Pero con quien definitivamente se sintió a gusto el alabardero Gómez fue con el virrey Juan Vicente de Güemes, conde de Revillagigedo, quien llegó a la Ciudad de México en 1789 con tales ímpetus modernizadores, que fascinó al buen José.

Y no era para menos, porque Revillagigedo empezó por poner, en el Palacio Virreinal, un buzón de quejas para que el pueblo denunciara a los malos funcionarios públicos.

José Gómez no ocultaba el entusiasmo que le inspiraban los quehaceres de Revillagigedo, empezando por el remozamiento de calles y plazas: “Durante el tiempo de este virrey se abugeredó [agujereó] toda la ciudad”, escribió, refiriéndose a los arreglos y excavaciones necesarias.
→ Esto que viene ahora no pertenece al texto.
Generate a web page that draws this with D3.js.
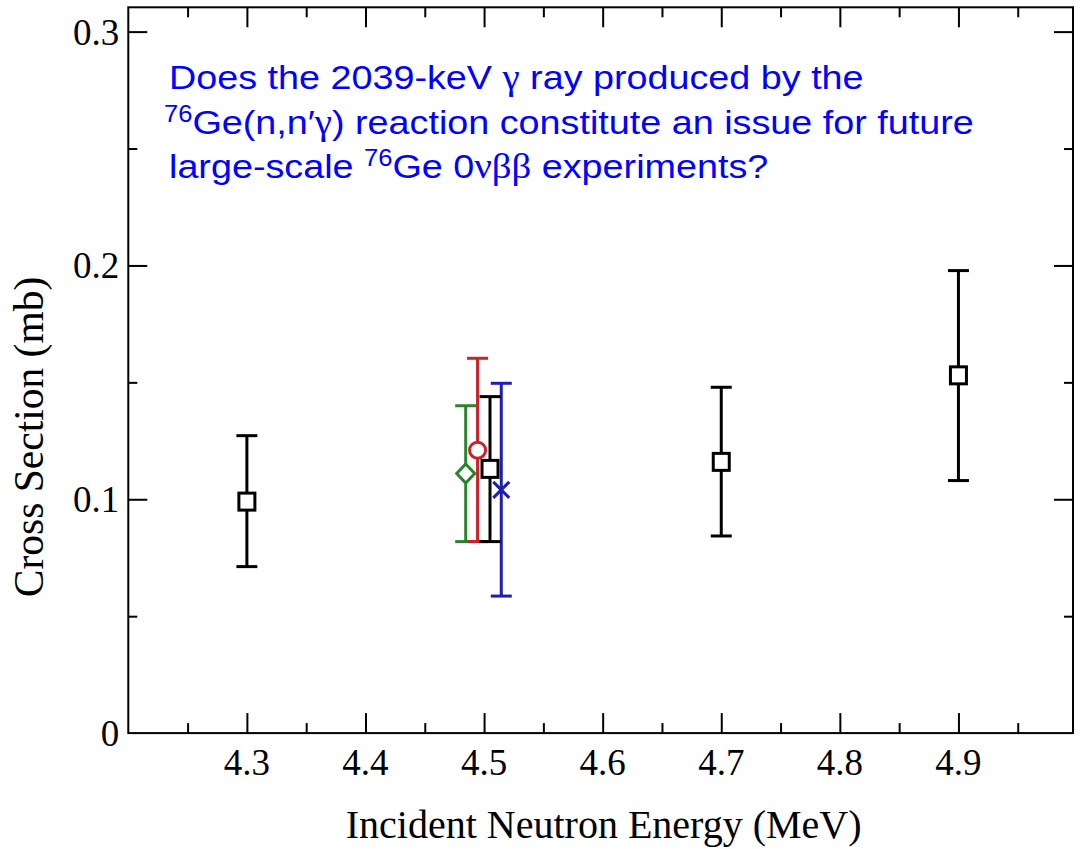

Como buen observador de lo que ocurría en la Plaza Mayor, Gómez pudo contar cómo, el 4 de septiembre de 1790, “en la plaza principal, enfrente del Real Palacio, abriendo unos cimientos, sacaron un ídolo de la gentilidad, cuya figura era una piedra muy labrada, con una calavera en las espaldas y por delante otra calavera con cuatro manos y figura en el resto del cuerpo pero sin pies ni cabeza”. Los hombres del virrey acababan de rescatar del olvido a la señora de la falda de serpientes, nuestra Coatlicue.

Los delitos mayores se castigaban de modo tremendo: horca, desde luego, y la pena de garrote. Pero los novohispanos tenían accesos de refinada crueldad, que los hacían tener en su catálogo de castigos algo aún peor: el encubamiento.

“Encubar” a un criminal era un suplicio de lo más complejo y sofisticado: consistía en introducir en una cuba [barril] al personaje en cuestión, acompañado de un gallo, una mona, un perro y una víbora, todos vivos, y cerrado el recipiente, arrojarlo al agua. En algo que se antoja el colmo del sadismo, las autoridades sacaban del barril lo que de humano quedase, y encima, lo ahorcaban.

Pero así como José Gómez nos legó estas historias tremendas, también nos dejó el testimonio de haber visto a un carnero de dos cabezas y la tremenda y aterradora visión de los cielos rojos del 14 de noviembre de 1789, que se creía que fue  una aurora boreal. Vio el buen alabardero al pillo marqués de Branciforte anunciar la creación de una espléndida estatua del rey Carlos IV, que pagaría de su bolsillo y que se encomendaría al maestro Manuel Tolsá. José Gómez ya no alcanzó a verlo, pues murió el 2 de febrero de 1800, pero el encargo del virrey se inauguró hasta 1803 y, después de mil peripecias, aún lo tenemos: se trata de nuestro Caballito.